The intrinsic stochasticity in the dynamics of mRNA and protein expression has important consequences on gene regulation and on non-genetic cell-to-cell variability. Recently experimental work in prokaryotes and eukaryotes relying on single cell resolution time lapse imaging has enabled a quantitative analysis and modeling of the stochastic processes underlying observed fluctuations.

In this project we develop algorithms to deconvolve time traces from single mammalian fibroblast cells that exploit a novel shorted-lived bioluminescence reporter providing unprecedented temporal resolution. One aim of this project is to investigate the bursting nature of transcription in general, and how it may be involved in the control of circadian or ultradian gene expression. To this end we analyze the promoter of a classical circadian transcription factor, BMAL1, as well as non-circadian regulatory sequences. In this work, we focus on the analysis of such signals using stochastic models that describe the three main processes of gene expression: gene activation, transcription and translation. Previous studies have mostly focused on describing the variability across populations and identifying the different sources of noise. Instead, we aim to reconstruct the temporal sequence of gene activity, mRNA and protein states from individual time traces. For this we developed a 3-layered Hidden Markov Model (see figure) to describe gene activation, mRNA synthesis and protein translation. Deriving analytical approximations for the transition probabilities, we implemented decoding and estimation algorithms that enable us both to infer instantaneous gene activity status, mRNA, and protein copy number. Moreover the same method is used to learn the activation, synthesis and degradation rates defining the stochastic model, as well as to compute the uncertainty of the inferred trajectories.
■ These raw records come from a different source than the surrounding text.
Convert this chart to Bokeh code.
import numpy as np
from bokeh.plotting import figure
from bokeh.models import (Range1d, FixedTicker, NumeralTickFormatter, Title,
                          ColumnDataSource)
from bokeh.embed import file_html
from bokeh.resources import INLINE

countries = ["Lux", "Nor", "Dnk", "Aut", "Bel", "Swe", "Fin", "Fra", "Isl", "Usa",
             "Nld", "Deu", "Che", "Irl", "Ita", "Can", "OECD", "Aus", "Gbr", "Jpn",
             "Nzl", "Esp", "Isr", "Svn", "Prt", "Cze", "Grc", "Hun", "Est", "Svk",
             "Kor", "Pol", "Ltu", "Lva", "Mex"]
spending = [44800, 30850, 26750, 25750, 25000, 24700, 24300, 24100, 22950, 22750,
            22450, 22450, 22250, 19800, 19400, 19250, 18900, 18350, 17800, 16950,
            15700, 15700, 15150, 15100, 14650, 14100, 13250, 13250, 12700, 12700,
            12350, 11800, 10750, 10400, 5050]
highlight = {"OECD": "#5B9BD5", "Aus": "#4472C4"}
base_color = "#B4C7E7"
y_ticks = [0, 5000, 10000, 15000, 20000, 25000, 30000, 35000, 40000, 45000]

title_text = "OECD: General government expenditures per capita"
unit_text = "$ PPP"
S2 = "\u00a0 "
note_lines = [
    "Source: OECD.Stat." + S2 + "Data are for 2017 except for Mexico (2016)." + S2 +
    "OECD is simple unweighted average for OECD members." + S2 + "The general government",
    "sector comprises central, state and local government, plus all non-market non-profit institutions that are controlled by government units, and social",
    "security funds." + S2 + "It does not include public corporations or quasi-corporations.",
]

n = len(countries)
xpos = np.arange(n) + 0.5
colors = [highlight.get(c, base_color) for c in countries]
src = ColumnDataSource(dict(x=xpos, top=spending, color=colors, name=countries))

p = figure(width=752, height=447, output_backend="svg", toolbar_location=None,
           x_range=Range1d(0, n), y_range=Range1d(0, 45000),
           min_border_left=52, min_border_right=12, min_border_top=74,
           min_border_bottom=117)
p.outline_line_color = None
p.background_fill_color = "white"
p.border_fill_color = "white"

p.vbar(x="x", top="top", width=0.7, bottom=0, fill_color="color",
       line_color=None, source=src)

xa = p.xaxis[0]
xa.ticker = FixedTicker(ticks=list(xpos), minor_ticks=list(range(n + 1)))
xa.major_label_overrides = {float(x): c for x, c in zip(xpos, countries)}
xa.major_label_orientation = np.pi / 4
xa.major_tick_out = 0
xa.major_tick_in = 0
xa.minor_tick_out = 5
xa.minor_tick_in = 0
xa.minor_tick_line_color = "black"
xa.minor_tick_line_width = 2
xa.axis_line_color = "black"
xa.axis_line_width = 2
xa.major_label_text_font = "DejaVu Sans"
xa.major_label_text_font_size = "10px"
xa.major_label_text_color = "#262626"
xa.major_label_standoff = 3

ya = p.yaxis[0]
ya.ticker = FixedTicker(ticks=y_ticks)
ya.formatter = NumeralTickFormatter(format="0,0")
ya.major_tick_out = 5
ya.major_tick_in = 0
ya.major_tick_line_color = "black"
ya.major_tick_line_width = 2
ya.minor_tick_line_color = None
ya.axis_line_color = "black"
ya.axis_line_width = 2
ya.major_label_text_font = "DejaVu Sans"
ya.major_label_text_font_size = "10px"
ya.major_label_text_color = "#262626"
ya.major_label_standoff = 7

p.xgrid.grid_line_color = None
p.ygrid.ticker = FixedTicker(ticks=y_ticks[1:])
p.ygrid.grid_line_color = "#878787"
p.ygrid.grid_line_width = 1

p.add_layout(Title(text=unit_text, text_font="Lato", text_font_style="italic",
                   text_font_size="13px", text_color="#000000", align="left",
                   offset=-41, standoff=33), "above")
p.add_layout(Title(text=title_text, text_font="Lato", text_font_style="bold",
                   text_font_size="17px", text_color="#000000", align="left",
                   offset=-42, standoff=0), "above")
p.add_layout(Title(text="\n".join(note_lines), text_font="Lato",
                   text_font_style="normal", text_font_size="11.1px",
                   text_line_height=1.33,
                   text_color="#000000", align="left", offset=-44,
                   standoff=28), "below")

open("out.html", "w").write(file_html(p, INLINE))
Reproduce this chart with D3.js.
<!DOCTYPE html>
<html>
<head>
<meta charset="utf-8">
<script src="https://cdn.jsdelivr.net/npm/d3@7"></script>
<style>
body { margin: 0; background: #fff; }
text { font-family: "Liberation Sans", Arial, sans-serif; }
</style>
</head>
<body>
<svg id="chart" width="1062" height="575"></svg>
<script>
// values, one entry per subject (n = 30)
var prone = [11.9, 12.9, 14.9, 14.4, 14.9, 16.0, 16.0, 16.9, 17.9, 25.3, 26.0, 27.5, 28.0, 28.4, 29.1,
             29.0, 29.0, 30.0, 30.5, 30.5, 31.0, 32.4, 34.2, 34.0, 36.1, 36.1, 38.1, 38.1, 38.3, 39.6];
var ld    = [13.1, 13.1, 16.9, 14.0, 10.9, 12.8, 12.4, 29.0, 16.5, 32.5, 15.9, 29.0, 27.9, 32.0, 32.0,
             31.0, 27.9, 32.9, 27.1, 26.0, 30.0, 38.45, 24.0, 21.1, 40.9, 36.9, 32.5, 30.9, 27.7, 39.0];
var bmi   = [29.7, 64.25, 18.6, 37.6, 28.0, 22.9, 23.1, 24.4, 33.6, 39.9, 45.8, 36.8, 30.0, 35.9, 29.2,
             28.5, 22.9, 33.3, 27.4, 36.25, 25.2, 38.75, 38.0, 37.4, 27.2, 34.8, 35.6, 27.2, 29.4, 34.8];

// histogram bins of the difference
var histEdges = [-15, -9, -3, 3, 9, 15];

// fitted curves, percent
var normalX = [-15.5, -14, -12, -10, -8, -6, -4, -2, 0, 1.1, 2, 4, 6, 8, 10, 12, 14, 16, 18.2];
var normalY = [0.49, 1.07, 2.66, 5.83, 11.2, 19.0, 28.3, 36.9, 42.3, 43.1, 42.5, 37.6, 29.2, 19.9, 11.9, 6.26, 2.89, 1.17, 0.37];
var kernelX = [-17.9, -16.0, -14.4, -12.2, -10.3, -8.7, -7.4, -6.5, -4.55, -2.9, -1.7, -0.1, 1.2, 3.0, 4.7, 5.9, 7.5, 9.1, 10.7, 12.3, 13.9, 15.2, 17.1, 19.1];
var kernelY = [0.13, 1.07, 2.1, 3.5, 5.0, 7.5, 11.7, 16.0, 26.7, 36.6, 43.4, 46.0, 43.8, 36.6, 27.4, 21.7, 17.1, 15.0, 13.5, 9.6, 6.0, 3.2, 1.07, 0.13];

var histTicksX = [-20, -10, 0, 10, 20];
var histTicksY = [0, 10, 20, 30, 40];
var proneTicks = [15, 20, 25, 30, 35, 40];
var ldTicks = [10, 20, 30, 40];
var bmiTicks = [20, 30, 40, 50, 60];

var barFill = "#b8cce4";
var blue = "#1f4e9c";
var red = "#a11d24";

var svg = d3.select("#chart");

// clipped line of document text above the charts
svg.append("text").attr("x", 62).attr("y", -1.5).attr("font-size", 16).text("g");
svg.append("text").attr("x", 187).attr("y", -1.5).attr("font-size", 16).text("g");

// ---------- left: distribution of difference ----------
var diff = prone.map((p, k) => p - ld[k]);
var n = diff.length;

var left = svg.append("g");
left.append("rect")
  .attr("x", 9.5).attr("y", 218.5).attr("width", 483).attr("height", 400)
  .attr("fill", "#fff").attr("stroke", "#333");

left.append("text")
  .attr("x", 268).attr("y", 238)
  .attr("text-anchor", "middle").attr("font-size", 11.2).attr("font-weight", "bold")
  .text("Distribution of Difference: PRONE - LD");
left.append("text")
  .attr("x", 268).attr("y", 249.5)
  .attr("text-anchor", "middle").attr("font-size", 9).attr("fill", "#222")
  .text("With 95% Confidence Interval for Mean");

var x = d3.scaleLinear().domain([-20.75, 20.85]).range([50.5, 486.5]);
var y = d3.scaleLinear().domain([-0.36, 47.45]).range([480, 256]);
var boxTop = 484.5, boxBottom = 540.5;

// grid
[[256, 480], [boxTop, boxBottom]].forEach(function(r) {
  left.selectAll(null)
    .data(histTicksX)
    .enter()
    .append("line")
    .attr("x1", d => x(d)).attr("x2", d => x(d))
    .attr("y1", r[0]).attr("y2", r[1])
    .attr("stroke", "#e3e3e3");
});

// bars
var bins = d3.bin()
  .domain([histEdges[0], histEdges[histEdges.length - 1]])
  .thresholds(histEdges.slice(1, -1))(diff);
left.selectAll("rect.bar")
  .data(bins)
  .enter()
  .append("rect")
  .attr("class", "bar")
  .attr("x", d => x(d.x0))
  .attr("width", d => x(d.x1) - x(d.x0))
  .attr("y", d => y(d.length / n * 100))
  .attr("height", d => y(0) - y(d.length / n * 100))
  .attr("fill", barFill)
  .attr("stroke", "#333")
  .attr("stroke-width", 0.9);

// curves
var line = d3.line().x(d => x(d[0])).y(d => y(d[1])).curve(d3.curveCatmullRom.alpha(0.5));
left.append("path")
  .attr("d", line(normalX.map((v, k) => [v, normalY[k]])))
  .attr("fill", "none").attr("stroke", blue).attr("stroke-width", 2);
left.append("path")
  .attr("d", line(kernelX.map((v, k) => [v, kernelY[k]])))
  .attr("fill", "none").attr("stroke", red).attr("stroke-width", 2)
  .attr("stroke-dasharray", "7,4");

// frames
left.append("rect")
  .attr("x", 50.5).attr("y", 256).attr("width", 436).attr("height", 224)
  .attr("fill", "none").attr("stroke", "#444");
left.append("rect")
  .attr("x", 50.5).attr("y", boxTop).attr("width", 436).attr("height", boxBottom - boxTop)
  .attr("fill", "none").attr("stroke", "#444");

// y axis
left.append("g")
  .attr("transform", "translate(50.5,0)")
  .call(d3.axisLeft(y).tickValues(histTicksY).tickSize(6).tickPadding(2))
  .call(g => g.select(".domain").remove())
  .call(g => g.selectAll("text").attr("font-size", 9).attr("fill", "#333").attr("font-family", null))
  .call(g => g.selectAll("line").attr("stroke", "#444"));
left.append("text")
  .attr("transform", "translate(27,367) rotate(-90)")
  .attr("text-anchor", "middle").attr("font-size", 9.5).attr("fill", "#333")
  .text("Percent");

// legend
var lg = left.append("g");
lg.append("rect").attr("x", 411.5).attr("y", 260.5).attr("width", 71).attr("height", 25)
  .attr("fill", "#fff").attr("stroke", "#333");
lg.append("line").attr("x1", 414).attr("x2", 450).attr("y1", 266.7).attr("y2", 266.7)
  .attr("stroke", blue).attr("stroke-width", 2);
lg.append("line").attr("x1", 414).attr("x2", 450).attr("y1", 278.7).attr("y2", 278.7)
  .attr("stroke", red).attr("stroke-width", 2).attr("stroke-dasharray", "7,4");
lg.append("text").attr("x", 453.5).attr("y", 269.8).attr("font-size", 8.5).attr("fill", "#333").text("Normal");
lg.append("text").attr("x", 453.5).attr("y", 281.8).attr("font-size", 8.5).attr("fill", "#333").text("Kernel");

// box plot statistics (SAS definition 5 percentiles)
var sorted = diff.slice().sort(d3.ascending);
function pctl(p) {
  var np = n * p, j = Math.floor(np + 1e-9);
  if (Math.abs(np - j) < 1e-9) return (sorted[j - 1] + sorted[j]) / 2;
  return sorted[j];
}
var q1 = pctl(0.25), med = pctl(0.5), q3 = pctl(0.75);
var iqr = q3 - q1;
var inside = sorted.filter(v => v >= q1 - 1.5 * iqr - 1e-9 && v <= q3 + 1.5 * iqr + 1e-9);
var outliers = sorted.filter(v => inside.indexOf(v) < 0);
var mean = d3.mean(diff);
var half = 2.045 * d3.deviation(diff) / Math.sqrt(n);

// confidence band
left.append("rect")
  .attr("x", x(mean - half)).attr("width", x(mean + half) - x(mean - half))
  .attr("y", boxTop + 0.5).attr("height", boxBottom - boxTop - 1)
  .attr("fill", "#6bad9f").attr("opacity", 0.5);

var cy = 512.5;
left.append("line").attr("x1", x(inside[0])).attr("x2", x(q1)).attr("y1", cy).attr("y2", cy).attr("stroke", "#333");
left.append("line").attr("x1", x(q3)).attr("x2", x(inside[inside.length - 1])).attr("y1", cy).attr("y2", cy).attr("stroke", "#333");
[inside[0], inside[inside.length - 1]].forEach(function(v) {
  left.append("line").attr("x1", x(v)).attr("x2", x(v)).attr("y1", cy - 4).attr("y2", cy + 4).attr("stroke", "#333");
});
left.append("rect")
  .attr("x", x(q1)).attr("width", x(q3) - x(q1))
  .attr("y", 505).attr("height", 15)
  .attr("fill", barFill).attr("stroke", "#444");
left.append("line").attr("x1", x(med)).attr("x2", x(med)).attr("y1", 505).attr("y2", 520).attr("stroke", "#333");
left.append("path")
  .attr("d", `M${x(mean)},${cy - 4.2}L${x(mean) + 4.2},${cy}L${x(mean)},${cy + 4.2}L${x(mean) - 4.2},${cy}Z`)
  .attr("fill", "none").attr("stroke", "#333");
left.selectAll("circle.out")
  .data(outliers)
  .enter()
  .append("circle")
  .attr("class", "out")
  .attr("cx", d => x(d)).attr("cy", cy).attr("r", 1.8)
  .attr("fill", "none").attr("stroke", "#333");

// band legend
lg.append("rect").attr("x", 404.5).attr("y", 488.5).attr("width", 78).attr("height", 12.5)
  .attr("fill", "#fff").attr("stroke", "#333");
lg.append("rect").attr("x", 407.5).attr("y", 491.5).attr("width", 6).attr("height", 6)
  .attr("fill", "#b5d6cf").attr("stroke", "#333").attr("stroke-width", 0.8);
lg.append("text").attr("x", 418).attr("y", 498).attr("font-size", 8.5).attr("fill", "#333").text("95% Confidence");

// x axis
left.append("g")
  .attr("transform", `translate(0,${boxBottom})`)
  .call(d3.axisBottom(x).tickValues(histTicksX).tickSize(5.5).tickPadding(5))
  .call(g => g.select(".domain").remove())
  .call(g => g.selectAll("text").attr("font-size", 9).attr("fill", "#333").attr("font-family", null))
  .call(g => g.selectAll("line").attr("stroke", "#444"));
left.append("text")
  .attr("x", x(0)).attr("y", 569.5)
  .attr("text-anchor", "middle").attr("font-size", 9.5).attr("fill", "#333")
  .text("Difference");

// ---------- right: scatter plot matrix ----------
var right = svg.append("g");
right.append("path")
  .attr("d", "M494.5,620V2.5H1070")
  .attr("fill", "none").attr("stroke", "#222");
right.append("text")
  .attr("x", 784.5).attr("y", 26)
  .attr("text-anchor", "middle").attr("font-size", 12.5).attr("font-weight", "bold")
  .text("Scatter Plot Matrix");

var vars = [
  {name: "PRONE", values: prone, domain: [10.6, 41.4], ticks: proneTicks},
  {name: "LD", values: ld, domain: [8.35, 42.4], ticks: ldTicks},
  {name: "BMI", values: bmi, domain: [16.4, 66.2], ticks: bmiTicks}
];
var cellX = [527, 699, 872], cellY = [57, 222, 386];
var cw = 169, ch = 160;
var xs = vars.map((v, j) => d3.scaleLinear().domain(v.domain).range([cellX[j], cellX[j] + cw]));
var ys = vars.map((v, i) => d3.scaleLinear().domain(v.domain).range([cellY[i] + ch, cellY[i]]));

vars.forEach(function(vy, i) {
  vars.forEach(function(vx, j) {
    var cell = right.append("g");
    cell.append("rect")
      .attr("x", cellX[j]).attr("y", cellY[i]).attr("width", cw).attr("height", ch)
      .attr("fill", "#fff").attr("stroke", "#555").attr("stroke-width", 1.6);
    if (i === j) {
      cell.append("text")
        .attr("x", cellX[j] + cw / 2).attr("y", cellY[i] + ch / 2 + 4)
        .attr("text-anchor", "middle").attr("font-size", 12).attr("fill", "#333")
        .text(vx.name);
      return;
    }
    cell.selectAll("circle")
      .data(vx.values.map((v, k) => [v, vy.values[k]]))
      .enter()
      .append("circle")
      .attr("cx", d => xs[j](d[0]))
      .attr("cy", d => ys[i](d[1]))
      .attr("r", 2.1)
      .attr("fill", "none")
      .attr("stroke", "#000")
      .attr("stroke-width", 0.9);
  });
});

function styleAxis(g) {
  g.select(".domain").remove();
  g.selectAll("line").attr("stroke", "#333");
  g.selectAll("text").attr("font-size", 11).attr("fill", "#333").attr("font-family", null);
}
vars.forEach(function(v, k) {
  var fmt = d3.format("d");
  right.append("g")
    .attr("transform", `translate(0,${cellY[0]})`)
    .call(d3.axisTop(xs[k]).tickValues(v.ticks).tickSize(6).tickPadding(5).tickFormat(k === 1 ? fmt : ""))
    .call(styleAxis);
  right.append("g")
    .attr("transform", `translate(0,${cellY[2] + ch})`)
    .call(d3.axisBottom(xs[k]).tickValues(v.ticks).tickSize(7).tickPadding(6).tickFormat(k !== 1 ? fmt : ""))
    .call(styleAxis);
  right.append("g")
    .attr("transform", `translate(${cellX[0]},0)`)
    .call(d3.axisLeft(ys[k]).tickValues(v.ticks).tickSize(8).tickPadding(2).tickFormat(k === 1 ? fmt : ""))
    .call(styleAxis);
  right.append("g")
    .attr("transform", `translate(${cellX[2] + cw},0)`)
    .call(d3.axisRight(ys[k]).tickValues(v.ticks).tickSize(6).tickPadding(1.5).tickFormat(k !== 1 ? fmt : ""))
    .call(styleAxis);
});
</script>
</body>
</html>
We have tested the implementation by extensive simulations using the Gillespie algorithm. Importantly, we have successfully applied the method to parse real recordings indicating that rapid bursting at timescales of tens of minutes may be an intrinsic property of the transcription process in mammalian cells. It remains an open question as to how the bursting relates to fundamental processes such as transcription factor binding dynamics or chromatin remodeling. Our new algorithms will enable us to tackle these important issues in a principled and quantitative fashion.